# Worst Ending Ever!!!!!



## Master of Blades (May 13, 2003)

What do y'all think the WORST ending ever is? I'm gonna think about this and get back to you but you guys can still answer :asian:


----------



## TLH3rdDan (May 13, 2003)

hummm yet another mind bending mob post lol... what on earth are you talking about... what kind of ending??????


----------



## tarabos (May 13, 2003)

the final episode of "Who's the Boss?" where Tony didn't marry Angela...


----------



## Kirk (May 13, 2003)

> _Originally posted by tarabos _
> *the final episode of "Who's the Boss?" where Tony didn't marry Angela...
> 
> *



I'm with ya there ... the ending of M*A*S*H* where Klinger ended
up staying in Korea, and Father Mulcahey ended up deaf.

the ending of the last star trek movie, where they killed off data

and the worst ending in the world is on Blazing Saddles .. superb
movie, with the world's worst ending.


----------



## KenpoDragon (May 13, 2003)

The ending of Michael Jordan's career!!!!!!!hahahahahahahahaha
 He should have stayed retired the first time! Go out on the top, not on the bottom!!! I know there's probably a lot of Jordan fans here but honestly, go out like a winner not like a loser.


----------



## Touch Of Death (May 13, 2003)

How about "hats off to Roy Harper" on the Led Zeppelin III album.
Roy Harper rocks but even he hated that song. For those of you who dont know who Roy Harper is, he sang "have a cigar" on the wish you were here album by Pink Floyed.                                     

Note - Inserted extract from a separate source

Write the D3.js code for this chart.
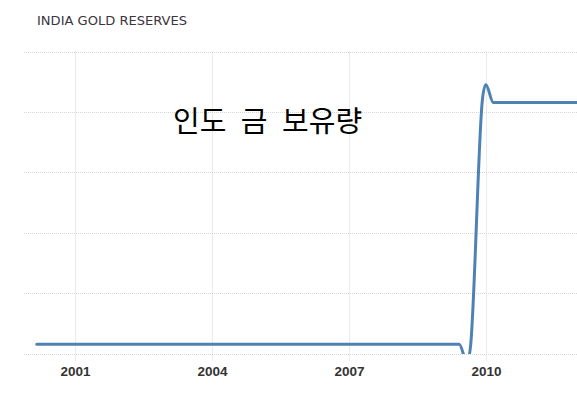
<!DOCTYPE html>
<html><head><meta charset="utf-8">
<script src="https://cdn.jsdelivr.net/npm/d3@7"></script>
<style>html,body{margin:0;padding:0;background:#fff;}svg{display:block;}</style>
</head><body>
<svg id="c" width="577" height="393"></svg>
<script>
const title = "INDIA GOLD RESERVES";
const overlay = "인도 금 보유량";
const dates = ["2000-03-01","2000-06-01","2000-09-01","2000-12-01",
"2001-03-01","2001-06-01","2001-09-01","2001-12-01",
"2002-03-01","2002-06-01","2002-09-01","2002-12-01",
"2003-03-01","2003-06-01","2003-09-01","2003-12-01",
"2004-03-01","2004-06-01","2004-09-01","2004-12-01",
"2005-03-01","2005-06-01","2005-09-01","2005-12-01",
"2006-03-01","2006-06-01","2006-09-01","2006-12-01",
"2007-03-01","2007-06-01","2007-09-01","2007-12-01",
"2008-03-01","2008-06-01","2008-09-01","2008-12-01",
"2009-03-01","2009-06-01","2009-09-01","2009-12-01",
"2010-03-01","2010-06-01","2010-09-01","2010-12-01",
"2011-03-01","2011-06-01","2011-09-01","2011-12-01",
"2012-03-01"];
const reserves = [357.75,357.75,357.75,357.75,
357.75,357.75,357.75,357.75,
357.75,357.75,357.75,357.75,
357.75,357.75,357.75,357.75,
357.75,357.75,357.75,357.75,
357.75,357.75,357.75,357.75,
357.75,357.75,357.75,357.75,
357.75,357.75,357.75,357.75,
357.75,357.75,357.75,357.75,
357.75,357.75,357.75,557.75,
557.75,557.75,557.75,557.75,
557.75,557.75,557.75,557.75,
557.75];
const tickYears = [2001, 2004, 2007, 2010];
const yTicks = [350, 400, 450, 500, 550, 600];

const svg = d3.select("#c");
const parse = d3.utcParse("%Y-%m-%d");
const data = dates.map((d,i)=>({date: parse(d), v: reserves[i]}));

const x = d3.scaleUtc().domain([Date.UTC(2001,0,1), Date.UTC(2010,0,1)]).range([75, 486]);
const y = d3.scaleLinear().domain([350, 600]).range([353.5, 51.5]);
const left = 24, right = 577;

// horizontal grid
svg.append("g").selectAll("line").data(yTicks).join("line")
  .attr("x1", left).attr("x2", right)
  .attr("y1", d=>Math.round(y(d))+0.5).attr("y2", d=>Math.round(y(d))+0.5)
  .attr("stroke", "#d6d6d6").attr("stroke-width",1).attr("stroke-dasharray","1,1");

// vertical grid + x axis
const xAxis = d3.axisBottom(x)
  .tickValues(tickYears.map(yr=>new Date(Date.UTC(yr,0,1))))
  .tickFormat(d3.utcFormat("%Y"))
  .tickSize(y(350) - y(600) + 7).tickPadding(6);
const gx = svg.append("g").attr("transform", `translate(0,${y(600)})`).call(xAxis);
gx.select(".domain").remove();
gx.selectAll(".tick line").attr("stroke","#d6d6d6").attr("stroke-dasharray","1,1");
gx.selectAll(".tick text").attr("fill","#333").attr("font-family","'Liberation Sans', Arial, sans-serif")
  .attr("font-size","13.5px").attr("font-weight","bold");

svg.append("clipPath").attr("id","clip").append("rect")
  .attr("x", left).attr("y", 30).attr("width", right-left).attr("height", 354-30);

const line = d3.line().x(d=>x(d.date)).y(d=>y(d.v)).curve(d3.curveCardinal.tension(0));
svg.append("path").datum(data).attr("clip-path","url(#clip)")
  .attr("d", line).attr("fill","none").attr("stroke","#4f82b4").attr("stroke-width",3)
  .attr("stroke-linecap","round").attr("stroke-linejoin","round");

svg.append("text").attr("x", 37).attr("y", 25).text(title)
  .attr("font-family","'DejaVu Sans Condensed','DejaVu Sans',sans-serif").attr("font-size","13px")
  .attr("textLength", 150).attr("lengthAdjust","spacingAndGlyphs")
  .attr("fill","#3a3440");

svg.append("text").attr("x", 173).attr("y", 132).text(overlay)
  .attr("font-family","'Noto Sans CJK KR',sans-serif").attr("font-size","29px")
  .attr("word-spacing","8px").attr("fill","#000");
</script>
</body></html>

Now if your talking Karate I was never too crazy about that whole "thrusting salute" ending (Ed Parker's Kenpo)


----------



## Master of Blades (May 13, 2003)

By ending it can be anything.......Ending to a Movie, Game or anything! 

MGS2 had the worst ending ever........for games......Still thinking about a movie :shrug:


----------



## Cthulhu (May 13, 2003)

The series finale of Farscape.

Cthulhu


----------



## Master of Blades (May 14, 2003)

> _Originally posted by Cthulhu _
> *The series finale of Farscape.
> 
> Cthulhu *



Still sore over that huh?


----------



## Cthulhu (May 14, 2003)

> _Originally posted by Master of Blades _
> *Still sore over that huh?  *



Until the people responsible for the decision perish in the most painful way imaginable, times 100, yes.

Cthulhu


----------



## Jill666 (May 14, 2003)

Don't sugarcoat it like that- share your real feelings with the group!:rofl:


----------



## don bohrer (May 14, 2003)

C'mon guys... It's planet of the apes. 
Ending Far Scape does deserve death. However I paid good cash to watch Planet of the Apes!


----------



## Master of Blades (May 15, 2003)

> _Originally posted by Cthulhu _
> *Until the people responsible for the decision perish in the most painful way imaginable, times 100, yes.
> 
> Cthulhu *



Well at least you know where you stand......I'm still trying to figure out the worst ending ever........


----------



## Cthulhu (May 15, 2003)

> _Originally posted by don bohrer _
> *C'mon guys... It's planet of the apes.
> Ending Far Scape does deserve death. However I paid good cash to watch Planet of the Apes!  *



If you're talking about that recent Planet of the Apes remake, then you wasted cash on that whole damn movie.  I, however, didn't mind so much, since I didn't pay to see that waste of film.

Cthulhu


----------



## redfang (May 30, 2003)

The way Soap ended. The ending of Xena.  The ending of Contact.


----------